Competing for New Votes: Mobilization of Women in the Wake of Democratization

Mona Morgan-Collins

How were newly enfranchised women mobilized? I argue that the mobilization of early women voters was on average more costly than men’s, which propelled elites to mobilize less women than men. Drawing on elite models of mobilization, I theorize that the type of electoral system shapes the extent to which parties were incentivized to mobilize women in a given within country locality. Under SMDs, parties mobilized women in the most competitive districts, where they could lower the costs of women’s mobilization through existing infrastructures. Under PR, parties were incentivized to mobilize women in the most uncompetitive within-district localities, where they could lower the costs accordingly. In testing the theory, I analyse fine-grained sex-separated turnout data after the introduction of women’s suffrage and PR in Norway between 1909 and 1924. I find support for my argument. In elections under SMDs, the gender turnout gap closes in the most competitive districts.

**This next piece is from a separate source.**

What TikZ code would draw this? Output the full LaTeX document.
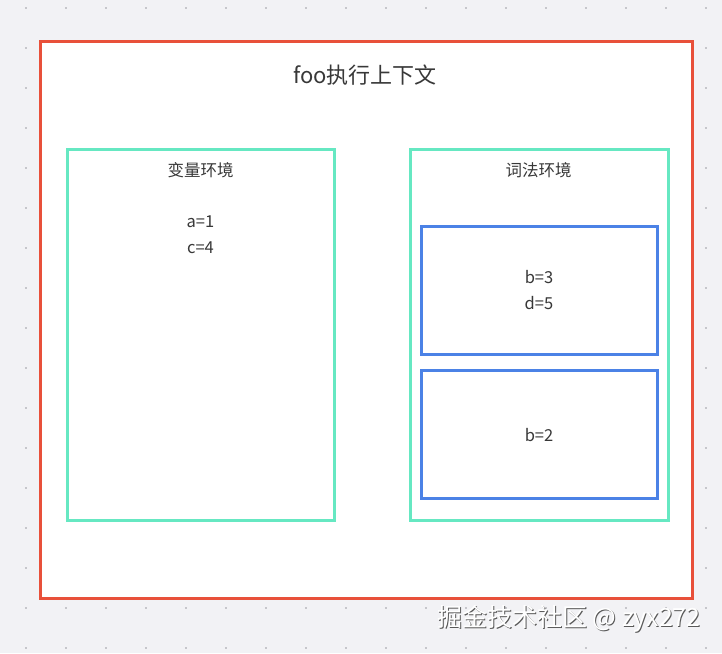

In elections under PR, the gender turnout gap closes in partisan strongholds within districts. Shifting from SMD to PR changes patterns in women’s mobilization consistent with my argument. Finally, utilizing election data from New Zealand, Finland, Sweden and Austria, I show that these patterns of women’s mobilization are generalizable across countries in the first suffrage wave. These findings challenge the conventional wisdom that suffrage ‘automatically’ improves substantive representation of new electorates.